Your objective:
Write out, word for word, the first line of the data below and every line after it through the one containing "lbl.set_va('center')".

-------

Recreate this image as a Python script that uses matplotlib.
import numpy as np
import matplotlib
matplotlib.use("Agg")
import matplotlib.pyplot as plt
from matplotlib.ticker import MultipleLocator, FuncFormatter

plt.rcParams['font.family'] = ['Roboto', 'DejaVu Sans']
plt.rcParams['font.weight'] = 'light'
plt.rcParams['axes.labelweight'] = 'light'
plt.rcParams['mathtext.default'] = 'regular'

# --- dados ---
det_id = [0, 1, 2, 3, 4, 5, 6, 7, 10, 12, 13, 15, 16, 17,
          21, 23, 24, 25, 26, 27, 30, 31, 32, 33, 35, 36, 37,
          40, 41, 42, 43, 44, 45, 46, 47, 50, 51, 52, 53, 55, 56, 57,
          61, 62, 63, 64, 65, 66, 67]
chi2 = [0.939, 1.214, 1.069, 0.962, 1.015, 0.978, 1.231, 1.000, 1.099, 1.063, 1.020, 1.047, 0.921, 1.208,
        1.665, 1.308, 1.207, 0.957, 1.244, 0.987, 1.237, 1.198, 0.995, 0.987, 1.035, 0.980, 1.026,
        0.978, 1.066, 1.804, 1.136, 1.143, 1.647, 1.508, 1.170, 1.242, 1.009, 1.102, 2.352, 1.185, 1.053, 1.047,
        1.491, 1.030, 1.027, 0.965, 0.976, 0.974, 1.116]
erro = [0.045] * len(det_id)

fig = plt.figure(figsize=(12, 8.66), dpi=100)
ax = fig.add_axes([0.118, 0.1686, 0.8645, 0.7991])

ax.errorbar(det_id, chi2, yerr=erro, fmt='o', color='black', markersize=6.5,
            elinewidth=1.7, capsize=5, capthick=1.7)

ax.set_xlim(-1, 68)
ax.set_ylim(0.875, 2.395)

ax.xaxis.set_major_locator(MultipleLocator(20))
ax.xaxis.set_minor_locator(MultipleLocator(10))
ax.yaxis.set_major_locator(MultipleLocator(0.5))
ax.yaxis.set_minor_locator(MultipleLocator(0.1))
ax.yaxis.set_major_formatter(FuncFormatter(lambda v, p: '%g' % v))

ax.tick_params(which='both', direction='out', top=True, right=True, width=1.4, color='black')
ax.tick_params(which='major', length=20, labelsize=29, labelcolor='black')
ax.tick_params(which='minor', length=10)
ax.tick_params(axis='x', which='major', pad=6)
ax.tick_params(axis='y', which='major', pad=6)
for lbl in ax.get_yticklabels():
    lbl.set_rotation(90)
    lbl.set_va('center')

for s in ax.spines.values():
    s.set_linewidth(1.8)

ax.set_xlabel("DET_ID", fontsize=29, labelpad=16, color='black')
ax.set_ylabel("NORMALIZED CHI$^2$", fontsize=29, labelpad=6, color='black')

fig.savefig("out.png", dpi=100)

-------

Completed task:
Recreate this image as a Python script that uses matplotlib.
import numpy as np
import matplotlib
matplotlib.use("Agg")
import matplotlib.pyplot as plt
from matplotlib.ticker import MultipleLocator, FuncFormatter

plt.rcParams['font.family'] = ['Roboto', 'DejaVu Sans']
plt.rcParams['font.weight'] = 'light'
plt.rcParams['axes.labelweight'] = 'light'
plt.rcParams['mathtext.default'] = 'regular'

# --- dados ---
det_id = [0, 1, 2, 3, 4, 5, 6, 7, 10, 12, 13, 15, 16, 17,
          21, 23, 24, 25, 26, 27, 30, 31, 32, 33, 35, 36, 37,
          40, 41, 42, 43, 44, 45, 46, 47, 50, 51, 52, 53, 55, 56, 57,
          61, 62, 63, 64, 65, 66, 67]
chi2 = [0.939, 1.214, 1.069, 0.962, 1.015, 0.978, 1.231, 1.000, 1.099, 1.063, 1.020, 1.047, 0.921, 1.208,
        1.665, 1.308, 1.207, 0.957, 1.244, 0.987, 1.237, 1.198, 0.995, 0.987, 1.035, 0.980, 1.026,
        0.978, 1.066, 1.804, 1.136, 1.143, 1.647, 1.508, 1.170, 1.242, 1.009, 1.102, 2.352, 1.185, 1.053, 1.047,
        1.491, 1.030, 1.027, 0.965, 0.976, 0.974, 1.116]
erro = [0.045] * len(det_id)

fig = plt.figure(figsize=(12, 8.66), dpi=100)
ax = fig.add_axes([0.118, 0.1686, 0.8645, 0.7991])

ax.errorbar(det_id, chi2, yerr=erro, fmt='o', color='black', markersize=6.5,
            elinewidth=1.7, capsize=5, capthick=1.7)

ax.set_xlim(-1, 68)
ax.set_ylim(0.875, 2.395)

ax.xaxis.set_major_locator(MultipleLocator(20))
ax.xaxis.set_minor_locator(MultipleLocator(10))
ax.yaxis.set_major_locator(MultipleLocator(0.5))
ax.yaxis.set_minor_locator(MultipleLocator(0.1))
ax.yaxis.set_major_formatter(FuncFormatter(lambda v, p: '%g' % v))

ax.tick_params(which='both', direction='out', top=True, right=True, width=1.4, color='black')
ax.tick_params(which='major', length=20, labelsize=29, labelcolor='black')
ax.tick_params(which='minor', length=10)
ax.tick_params(axis='x', which='major', pad=6)
ax.tick_params(axis='y', which='major', pad=6)
for lbl in ax.get_yticklabels():
    lbl.set_rotation(90)
    lbl.set_va('center')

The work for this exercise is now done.